Today, I did something hopeful and tender.
It was also a bit terrifying.
But I can’t take it back, and now the first pitch for my devotional cookbook Roux and Lament lives in someone elses’s inbox. My dream publisher’s inbox. Waiting to be read, waiting to be contemplated, waiting to be replied to, forwarded, deleted, or ignored. God only knows.
And here I am, wondering what I’m going to do if they say no, and wondering frantically what I’ll do if they say oh yes! Please tell us more. What happens if they say yes and the words won’t come?
I don’t believe in writer’s block, but I do believe that for the saints, writing is spiritual warfare.
I’ve always been a writer. I learned to read at four; and by six, I was writing poetry on sheets of blank newsprint we cut off the remnants given away by the local paper. Over the years, my sisters and I would awkwardly stitch together many sheets of hand-cut pages, then write and illustrate our own little books. I still have a few, yellowed and crumbly with time; endearing and embarrassing, all at once.
But then, not so innocent. There was the time when my words were devoted to philosophies designed to move you. “Oh, your writing!” Folks would exclaim. I had an ardent group of readers. I’d find my poetic, magical phrases and paragraphs tucked into other people’s blogs, no credit given, claimed as their own. Still, I would write, wanting to give language to deep inner soul feelings and dreamings, hoping to take your breath away with a tapestry of words and sentences woven from incense, feathers, and flowers. Mystical. Metaphysical. Evocative, like a spell. Following Rumi and Rohr, all priestess and poem in my sultry ways.
I wrote as a wild woman, slowly deconstructing like a siren beginning to disrobe. And you loved me for it.
I wrote so much; I put words together well, and gave nothing to you but a few fallen petals carried off by the wind.
Nothing to build your life on. Nothing to feed you or give you real hope. Nothing to cling to or be sure of.
Forgive me?
When the Shepherd found me, I stopped writing. Grief came. Oh yes, there was grace. But grief, too, choking-on-oceans-of-it grief. Then, after a while, when this writer groped for words again, she found safe ones, stern and academic. I couldn’t trust myself; I’d been deceived. I couldn’t trust my feelings, because they weren’t truth. I couldn’t trust my words, because they came from myself and my feelings. So I wrote as if I were penning a textbook: clinical, sterile, scientific. Choppy and robotic and dutiful. As I unraveled from my wanderings in the New Age, and as Jesus taught me what He wanted me to know, I wrote about God. I wrote about Romans and Revelation. I wrote Bible studies as a babe in Christ, zealous in her renewed (or maybe newly-found) faith, but without the warmth that comes with being seasoned long and slow over time. Perhaps I wrote out of guilt, reluctant to allow grace to fully soak in. I offered austere, godly words; my penance for deceit.
But I wept.
Jesus the Messiah offered the written word in a spiritual war. “It is written: man shall not live by bread alone, but by every word that proceeds from the mouth of God.”

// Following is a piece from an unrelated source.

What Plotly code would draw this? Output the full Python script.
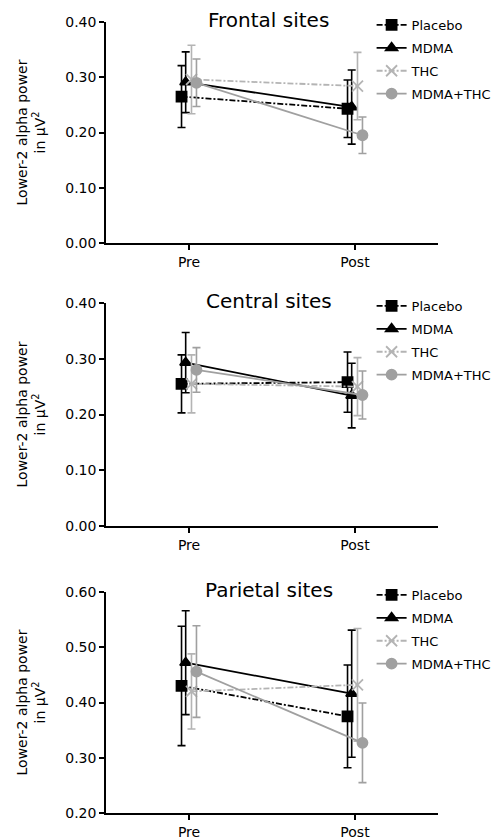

The living Word became warm, breathing flesh. He, the Word who feels, opened His arms and said come to Me, all you who are labor and heavy laden, and I will give you rest. He opened His bleeding arms, spread them upon a cross, gathered up our sin, and took it upon Himself.
“It is written,” Christ said to the accuser. And we, with the authority of the risen Christ, overcome the same accuser by the blood of the Lamb and the word of our testimony.
So I don’t believe in writer’s block, but for the saint, I believe writing is spiritual warfare.
By the grace of God, I am learning to write again.
I have no appetite for profound depth of sayings, or existential concepts woven with metaphysical flowers. I don’t want an “experience, not things” effect with my essays, writings, and books. I also don’t want stern or austere. I crave simple, warm, and true. Sustenance to actually feed you. Truth to actually heal you.
May my words always and always point you to the living Word, the bread of God that comes down from heaven and gives life to the world.
Will I ever be able to write again? I cried to the Lord many times. Well, our Father is funny. I stopped writing poetry and He gave me a cookbook to work on and He gave me a poem.
Come.
Come, you artists and saints.
Come, poet and prophet, beggar and priest
Come and feast.
Come, weary mothers and fathers,
come prodigal daughters
and sons. Come, you who are weeping;
Come hungry and needing, with sorrow and ache;
Come with want
and partake.
Come, sorrower; come and be fed
Come receive grace
and bread.
This poem will be featured in my upcoming devotional cookbook, Roux and Lament. Release date to be determined, as I am still in the early stages of writing and development.